Has the Court used the commerce clause in any innovative ways to pass legislation?

How does the Commerce Clause limit what Congress can do? Explain.

Are you aware of any cases in which the initial boundaries of the Commerce clause have been stretched?

Are there any interesting and what we could consider "landmark cases" that involve the Commerce clause?

Is the Commerce clause about limiting existing rules or for making new rules? Explain with an example.

Consider using findlaw as a search tool to find case law-be sure to cite the case only and not the mechanism by which it was delivered to you-

The Court has used the commerce clause in innovative ways. The latest innovative way in which the Court used the commerce clause was the Affordable Care Act.

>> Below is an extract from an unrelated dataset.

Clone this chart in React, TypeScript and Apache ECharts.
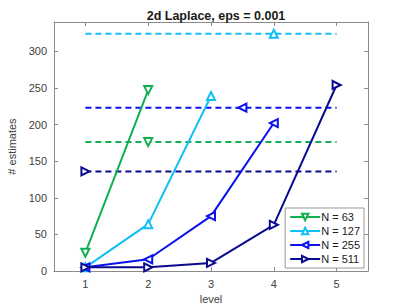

The commerce clause states Congress has the power to regulate interstate and foreign commerce, however ruling by the Court have broadened that.

The United States v. Lopez is a case that is an example of the boundaries of the Commerce clause being stretched.

Wickard v. Filburn was a landmark case that increased the regulatory power of the federal government and set precedent for an expanded interpretation of the US Constitution's Commerce Clause.

The Commerce Clause is for making new rules. The Commerce Clause is regulatory in nature. The Clause being regulatory in nature is set up to be a guide giving limitations to what the legislation can be.